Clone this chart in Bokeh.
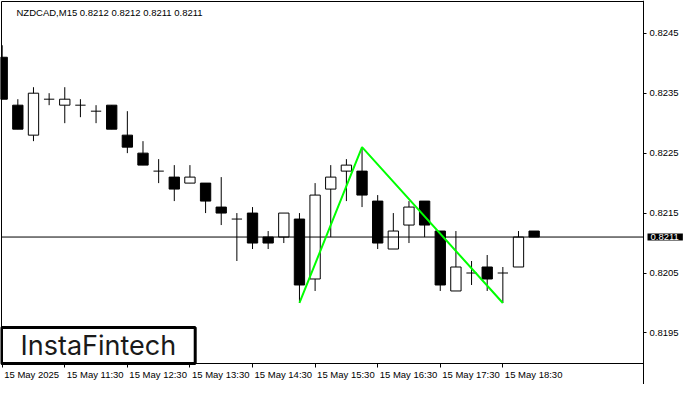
from bokeh.plotting import figure
from bokeh.models import (FixedTicker, Label, LabelSet, ColumnDataSource,
                          PrintfTickFormatter, Range1d, BoxAnnotation)
from bokeh.core.properties import value
from bokeh.embed import file_html
from bokeh.resources import INLINE

# ---- data (15-minute bars, 15 May 2025 from 10:30) ----
bar_idx = list(range(35))
opens = [0.8241, 0.8233, 0.8228, 0.8234, 0.8233, 0.8233, 0.8232, 0.8233, 0.8228, 0.8225,
         0.8222, 0.8221, 0.8220, 0.8220, 0.8216, 0.8214, 0.8215, 0.8211, 0.8211, 0.8214,
         0.8204, 0.8219, 0.8222, 0.8222, 0.8217, 0.8209, 0.8213, 0.8217, 0.8212, 0.8202,
         0.8205, 0.8206, 0.8205, 0.8206, 0.8212]
highs = [0.8243, 0.8234, 0.8236, 0.8235, 0.8236, 0.8234, 0.8233, 0.8233, 0.8232, 0.8227,
         0.8224, 0.8223, 0.8223, 0.8220, 0.8221, 0.8215, 0.8216, 0.8212, 0.8215, 0.8215,
         0.8220, 0.8223, 0.8224, 0.8226, 0.8218, 0.8215, 0.8217, 0.8217, 0.8212, 0.8212,
         0.8207, 0.8208, 0.8206, 0.8212, 0.8212]
lows = [0.8234, 0.8229, 0.8227, 0.8233, 0.8230, 0.8231, 0.8230, 0.8229, 0.8225, 0.8223,
        0.8220, 0.8217, 0.8220, 0.8215, 0.8213, 0.8207, 0.8209, 0.8209, 0.8210, 0.8200,
        0.8202, 0.8211, 0.8217, 0.8216, 0.8209, 0.8209, 0.8210, 0.8211, 0.8202, 0.8202,
        0.8203, 0.8202, 0.8200, 0.8206, 0.8211]
closes = [0.8234, 0.8229, 0.8235, 0.8234, 0.8234, 0.8233, 0.8232, 0.8229, 0.8226, 0.8223,
          0.8222, 0.8219, 0.8221, 0.8217, 0.8215, 0.8214, 0.8210, 0.8210, 0.8215, 0.8203,
          0.8218, 0.8221, 0.8223, 0.8218, 0.8210, 0.8212, 0.8216, 0.8213, 0.8203, 0.8206,
          0.8205, 0.8204, 0.8205, 0.8211, 0.8211]

time_tick_idx = [0, 4, 8, 12, 16, 20, 24, 28, 32]
time_tick_labels = ["15 May 2025", "15 May 11:30", "15 May 12:30", "15 May 13:30",
                    "15 May 14:30", "15 May 15:30", "15 May 16:30", "15 May 17:30",
                    "15 May 18:30"]
price_ticks = [0.8195, 0.8205, 0.8215, 0.8225, 0.8235, 0.8245]
current_price = 0.8211
symbol_title = "NZDCAD,M15  0.8212 0.8212 0.8211 0.8211"
logo_text = "InstaFintech"
# double-top pattern: low bar, peak bar, low bar
pattern_idx = [19, 23, 32]
pattern_price = [lows[19], highs[23], lows[32]]

# ---- layout geometry ----
FONT = "Liberation Sans"
FS = "9.5px"
W, H = 684, 384
# chart box in canvas pixels and the data values at its edges
PLOT_LEFT_PX, PLOT_RIGHT_PX = 1, 643
PLOT_TOP_PX, PLOT_BOTTOM_PX = 1, 363
X_LEFT, X_RIGHT = -0.044, 40.99
Y_TOP, Y_BOTTOM = 0.82503, 0.81899
BODY_W = 0.66

px_per_x = (PLOT_RIGHT_PX - PLOT_LEFT_PX) / (X_RIGHT - X_LEFT)
px_per_y = (PLOT_BOTTOM_PX - PLOT_TOP_PX) / (Y_TOP - Y_BOTTOM)
x_range = Range1d(X_LEFT - PLOT_LEFT_PX / px_per_x, X_RIGHT + (W - PLOT_RIGHT_PX) / px_per_x)
y_range = Range1d(Y_BOTTOM - (H - PLOT_BOTTOM_PX) / px_per_y, Y_TOP + PLOT_TOP_PX / px_per_y)

p = figure(width=W, height=H, output_backend="svg", toolbar_location=None,
           y_axis_location="right", x_range=x_range, y_range=y_range,
           min_border_left=0, min_border_top=0, min_border_right=0, min_border_bottom=0,
           background_fill_color="white", border_fill_color="white")
p.grid.visible = False
p.outline_line_color = None

# chart border
p.add_layout(BoxAnnotation(left=X_LEFT, right=X_RIGHT, bottom=Y_BOTTOM, top=Y_TOP,
                           fill_alpha=0, line_color="black", line_width=1, line_alpha=1))

# wicks
p.segment(x0=bar_idx, y0=lows, x1=bar_idx, y1=highs, line_color="black", line_width=1)

# bodies
bx, btop, bbot, bfill = [], [], [], []
dx0, dx1, dy = [], [], []
for i, o, c in zip(bar_idx, opens, closes):
    if abs(o - c) < 1e-9:
        dx0.append(i - BODY_W / 2)
        dx1.append(i + BODY_W / 2)
        dy.append(o)
    else:
        bx.append(i)
        btop.append(max(o, c))
        bbot.append(min(o, c))
        bfill.append("white" if c > o else "black")
src = ColumnDataSource(dict(x=bx, top=btop, bottom=bbot, fill=bfill))
p.vbar(x="x", width=BODY_W, top="top", bottom="bottom", fill_color="fill",
       line_color="black", line_width=1, source=src)
p.segment(x0=dx0, y0=dy, x1=dx1, y1=dy, line_color="black", line_width=1)

# current price line (ends at chart border)
p.line([X_LEFT, X_RIGHT], [current_price, current_price], line_color="black", line_width=1)

# pattern line
p.line(pattern_idx, pattern_price, line_color="#00ff00", line_width=2)

# price axis (right), pinned to the chart border
ya = p.yaxis[0]
ya.fixed_location = X_RIGHT
ya.ticker = FixedTicker(ticks=price_ticks)
ya.formatter = PrintfTickFormatter(format="%.4f")
ya.major_tick_out = 3
ya.major_tick_in = 0
ya.minor_tick_out = 0
ya.minor_tick_in = 0
ya.major_label_standoff = 3
ya.axis_line_color = "black"
ya.major_tick_line_color = "black"
ya.major_label_text_font = FONT
ya.major_label_text_font_size = FS
ya.major_label_text_color = "black"

# time axis (below), pinned to the chart border; labels drawn left-aligned below
xa = p.xaxis[0]
xa.fixed_location = Y_BOTTOM
xa.ticker = FixedTicker(ticks=time_tick_idx)
xa.major_label_overrides = {i: "" for i in time_tick_idx}
xa.major_tick_out = 4
xa.major_tick_in = 0
xa.minor_tick_out = 0
xa.minor_tick_in = 0
xa.axis_line_color = None
xa.major_tick_line_color = "black"

time_src = ColumnDataSource(dict(x=time_tick_idx, y=[Y_BOTTOM] * len(time_tick_idx),
                                 text=time_tick_labels))
p.add_layout(LabelSet(x="x", y="y", text="text", source=time_src, x_offset=2, y_offset=-5,
                      text_font=value(FONT), text_font_size=value(FS), text_color="black",
                      text_align="left", text_baseline="top"))

# title text
p.add_layout(Label(x=X_LEFT, y=Y_TOP, x_offset=15, y_offset=-5,
                   text=symbol_title, text_font=FONT, text_font_size=FS,
                   text_color="black", text_align="left", text_baseline="top"))

# current price tag
p.add_layout(Label(x=X_RIGHT, y=current_price, x_offset=4,
                   text=f"{current_price:.4f}", text_font=FONT, text_font_size=FS,
                   text_color="white", text_align="left", text_baseline="middle",
                   background_fill_color="black",
                   padding=dict(left=3, right=4, top=0, bottom=1)))

# logo
p.add_layout(Label(x=X_LEFT, y=Y_BOTTOM,
                   text=logo_text, text_font="Inter", text_font_size="27px",
                   text_color="#1a1a1a", text_align="left", text_baseline="bottom",
                   background_fill_color="white", border_line_color="black",
                   border_line_width=3, padding=dict(left=19, right=19, top=1, bottom=2)))

open("out.html", "w").write(file_html(p, INLINE))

========================

** Given instruction **
Quote in full the listing given above; the images are to be left out.

** Complete response **
Clone this chart in Bokeh.
from bokeh.plotting import figure
from bokeh.models import (FixedTicker, Label, LabelSet, ColumnDataSource,
                          PrintfTickFormatter, Range1d, BoxAnnotation)
from bokeh.core.properties import value
from bokeh.embed import file_html
from bokeh.resources import INLINE

# ---- data (15-minute bars, 15 May 2025 from 10:30) ----
bar_idx = list(range(35))
opens = [0.8241, 0.8233, 0.8228, 0.8234, 0.8233, 0.8233, 0.8232, 0.8233, 0.8228, 0.8225,
         0.8222, 0.8221, 0.8220, 0.8220, 0.8216, 0.8214, 0.8215, 0.8211, 0.8211, 0.8214,
         0.8204, 0.8219, 0.8222, 0.8222, 0.8217, 0.8209, 0.8213, 0.8217, 0.8212, 0.8202,
         0.8205, 0.8206, 0.8205, 0.8206, 0.8212]
highs = [0.8243, 0.8234, 0.8236, 0.8235, 0.8236, 0.8234, 0.8233, 0.8233, 0.8232, 0.8227,
         0.8224, 0.8223, 0.8223, 0.8220, 0.8221, 0.8215, 0.8216, 0.8212, 0.8215, 0.8215,
         0.8220, 0.8223, 0.8224, 0.8226, 0.8218, 0.8215, 0.8217, 0.8217, 0.8212, 0.8212,
         0.8207, 0.8208, 0.8206, 0.8212, 0.8212]
lows = [0.8234, 0.8229, 0.8227, 0.8233, 0.8230, 0.8231, 0.8230, 0.8229, 0.8225, 0.8223,
        0.8220, 0.8217, 0.8220, 0.8215, 0.8213, 0.8207, 0.8209, 0.8209, 0.8210, 0.8200,
        0.8202, 0.8211, 0.8217, 0.8216, 0.8209, 0.8209, 0.8210, 0.8211, 0.8202, 0.8202,
        0.8203, 0.8202, 0.8200, 0.8206, 0.8211]
closes = [0.8234, 0.8229, 0.8235, 0.8234, 0.8234, 0.8233, 0.8232, 0.8229, 0.8226, 0.8223,
          0.8222, 0.8219, 0.8221, 0.8217, 0.8215, 0.8214, 0.8210, 0.8210, 0.8215, 0.8203,
          0.8218, 0.8221, 0.8223, 0.8218, 0.8210, 0.8212, 0.8216, 0.8213, 0.8203, 0.8206,
          0.8205, 0.8204, 0.8205, 0.8211, 0.8211]

time_tick_idx = [0, 4, 8, 12, 16, 20, 24, 28, 32]
time_tick_labels = ["15 May 2025", "15 May 11:30", "15 May 12:30", "15 May 13:30",
                    "15 May 14:30", "15 May 15:30", "15 May 16:30", "15 May 17:30",
                    "15 May 18:30"]
price_ticks = [0.8195, 0.8205, 0.8215, 0.8225, 0.8235, 0.8245]
current_price = 0.8211
symbol_title = "NZDCAD,M15  0.8212 0.8212 0.8211 0.8211"
logo_text = "InstaFintech"
# double-top pattern: low bar, peak bar, low bar
pattern_idx = [19, 23, 32]
pattern_price = [lows[19], highs[23], lows[32]]

# ---- layout geometry ----
FONT = "Liberation Sans"
FS = "9.5px"
W, H = 684, 384
# chart box in canvas pixels and the data values at its edges
PLOT_LEFT_PX, PLOT_RIGHT_PX = 1, 643
PLOT_TOP_PX, PLOT_BOTTOM_PX = 1, 363
X_LEFT, X_RIGHT = -0.044, 40.99
Y_TOP, Y_BOTTOM = 0.82503, 0.81899
BODY_W = 0.66

px_per_x = (PLOT_RIGHT_PX - PLOT_LEFT_PX) / (X_RIGHT - X_LEFT)
px_per_y = (PLOT_BOTTOM_PX - PLOT_TOP_PX) / (Y_TOP - Y_BOTTOM)
x_range = Range1d(X_LEFT - PLOT_LEFT_PX / px_per_x, X_RIGHT + (W - PLOT_RIGHT_PX) / px_per_x)
y_range = Range1d(Y_BOTTOM - (H - PLOT_BOTTOM_PX) / px_per_y, Y_TOP + PLOT_TOP_PX / px_per_y)

p = figure(width=W, height=H, output_backend="svg", toolbar_location=None,
           y_axis_location="right", x_range=x_range, y_range=y_range,
           min_border_left=0, min_border_top=0, min_border_right=0, min_border_bottom=0,
           background_fill_color="white", border_fill_color="white")
p.grid.visible = False
p.outline_line_color = None

# chart border
p.add_layout(BoxAnnotation(left=X_LEFT, right=X_RIGHT, bottom=Y_BOTTOM, top=Y_TOP,
                           fill_alpha=0, line_color="black", line_width=1, line_alpha=1))

# wicks
p.segment(x0=bar_idx, y0=lows, x1=bar_idx, y1=highs, line_color="black", line_width=1)

# bodies
bx, btop, bbot, bfill = [], [], [], []
dx0, dx1, dy = [], [], []
for i, o, c in zip(bar_idx, opens, closes):
    if abs(o - c) < 1e-9:
        dx0.append(i - BODY_W / 2)
        dx1.append(i + BODY_W / 2)
        dy.append(o)
    else:
        bx.append(i)
        btop.append(max(o, c))
        bbot.append(min(o, c))
        bfill.append("white" if c > o else "black")
src = ColumnDataSource(dict(x=bx, top=btop, bottom=bbot, fill=bfill))
p.vbar(x="x", width=BODY_W, top="top", bottom="bottom", fill_color="fill",
       line_color="black", line_width=1, source=src)
p.segment(x0=dx0, y0=dy, x1=dx1, y1=dy, line_color="black", line_width=1)

# current price line (ends at chart border)
p.line([X_LEFT, X_RIGHT], [current_price, current_price], line_color="black", line_width=1)

# pattern line
p.line(pattern_idx, pattern_price, line_color="#00ff00", line_width=2)

# price axis (right), pinned to the chart border
ya = p.yaxis[0]
ya.fixed_location = X_RIGHT
ya.ticker = FixedTicker(ticks=price_ticks)
ya.formatter = PrintfTickFormatter(format="%.4f")
ya.major_tick_out = 3
ya.major_tick_in = 0
ya.minor_tick_out = 0
ya.minor_tick_in = 0
ya.major_label_standoff = 3
ya.axis_line_color = "black"
ya.major_tick_line_color = "black"
ya.major_label_text_font = FONT
ya.major_label_text_font_size = FS
ya.major_label_text_color = "black"

# time axis (below), pinned to the chart border; labels drawn left-aligned below
xa = p.xaxis[0]
xa.fixed_location = Y_BOTTOM
xa.ticker = FixedTicker(ticks=time_tick_idx)
xa.major_label_overrides = {i: "" for i in time_tick_idx}
xa.major_tick_out = 4
xa.major_tick_in = 0
xa.minor_tick_out = 0
xa.minor_tick_in = 0
xa.axis_line_color = None
xa.major_tick_line_color = "black"

time_src = ColumnDataSource(dict(x=time_tick_idx, y=[Y_BOTTOM] * len(time_tick_idx),
                                 text=time_tick_labels))
p.add_layout(LabelSet(x="x", y="y", text="text", source=time_src, x_offset=2, y_offset=-5,
                      text_font=value(FONT), text_font_size=value(FS), text_color="black",
                      text_align="left", text_baseline="top"))

# title text
p.add_layout(Label(x=X_LEFT, y=Y_TOP, x_offset=15, y_offset=-5,
                   text=symbol_title, text_font=FONT, text_font_size=FS,
                   text_color="black", text_align="left", text_baseline="top"))

# current price tag
p.add_layout(Label(x=X_RIGHT, y=current_price, x_offset=4,
                   text=f"{current_price:.4f}", text_font=FONT, text_font_size=FS,
                   text_color="white", text_align="left", text_baseline="middle",
                   background_fill_color="black",
                   padding=dict(left=3, right=4, top=0, bottom=1)))

# logo
p.add_layout(Label(x=X_LEFT, y=Y_BOTTOM,
                   text=logo_text, text_font="Inter", text_font_size="27px",
                   text_color="#1a1a1a", text_align="left", text_baseline="bottom",
                   background_fill_color="white", border_line_color="black",
                   border_line_width=3, padding=dict(left=19, right=19, top=1, bottom=2)))

open("out.html", "w").write(file_html(p, INLINE))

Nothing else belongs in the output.